Where is synchronization information stored in container formats?

It depends on the container itself. Different containers handle synchronization differently. The difference lies in the way the data itself is stored.

For example, the container can choose to just store parts that should be presented at the same time together, or insert synchronization points every one in a while, or even give every data chunk a timestamp.

Some containers can be time-based, while others are just a stream of data. Of course, the latter has performance advantages, but synchronization can be off, and seeking isn't possible without a specific index (like in AVI).

For example, the MPEG-2 Transport Stream, a very early container format, uses packetized elementary streams to store the data. For example, you'll have one packetized stream for video, and one for audio. In order to synchronize them, there is the Program Clock Reference field:

To enable a decoder to present synchronized content, such as audio tracks matching the associated video, at least once each 100 ms a Program Clock Reference, or PCR is transmitted in the adaptation field of an MPEG-2 transport stream packet. The PID with the PCR for an MPEG-2 program is identified by the pcr_pid value in the associated Program Map Table. The value of the PCR, when properly used, is employed to generate a system_timing_clock in the decoder. The STC decoder, when properly implemented, provides a highly accurate time base that is used to synchronize audio and video elementary streams.

The popular MP4 container is based on the QuickTime File Format and therefore shares a common base of features. Its specification can be found here. Synchronization is not part of metadata, it's part of the actual data itself.
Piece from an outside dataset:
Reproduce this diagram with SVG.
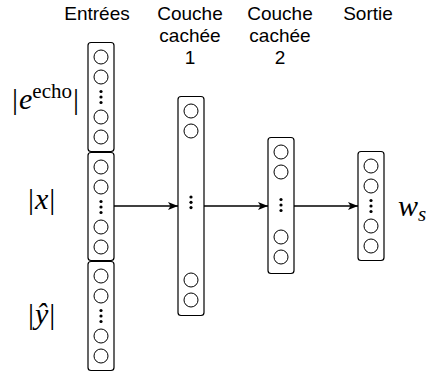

I haven't looked into the details though.

When using RTP Hint Tracks, an MP4 file can be prepared for streaming, by indicating which packets are correlated to which timestamp in the media. So, for example, a hint track will say: This packet here is made up of this video data and that audio data. Those are ignored for local playback though.

AVI containers are based on RIFF. They store the individual data frames in "chunks". As the data itself can be split into individual frames (e.g. video frames, audio frames), this even works with variable bitrate content, as the frame length will always be the same. This document has an explanation of the AVI format in detail. The important aspect of synchronization is that the AVI is correctly multiplexed.

The Matroska container is similar to MP4 and others. It is entirely timecode-based, as you can see in this diagram. The data itself (e.g. video, audio) is split into Clusters and then Blocks. The timecode is more-or-less treated like a presentation timestamp.

One thing that I do want to mention however, to avoid confusion, is the Timecode. The quick eye will notice that there is one Timecode shown per Cluster, and then another within the Block structure itself. The way that this works is the Timecode in the Cluster is relative to the whole file. It is usually the Timecode that the first Block in the Cluster needs to be played at. The Timecode in the Block itself is relative to the Timecode in the Cluster. For example, lets say that the Timecode in the Cluster is set to 10 seconds, and you have a Block in that Cluster that is supposed to be played 12 seconds into the clip. This means that the Timecode in the Block would be set to 2 seconds

The Ogg container, which is not that popular, does it as follows:

Grouping defines how to interleave several logical bitstreams page-wise in the same physical bitstream. Grouping is for example needed for interleaving a video stream with several synchronised audio tracks using different codecs in different logical bitstreams.

However, Ogg does not know anything about the codec and a "time" concept:

Ogg does not have a concept of 'time': it only knows about sequentially increasing, unitless position markers. An application can only get temporal information through higher layers which have access to the codec APIs to assign and convert granule positions or time.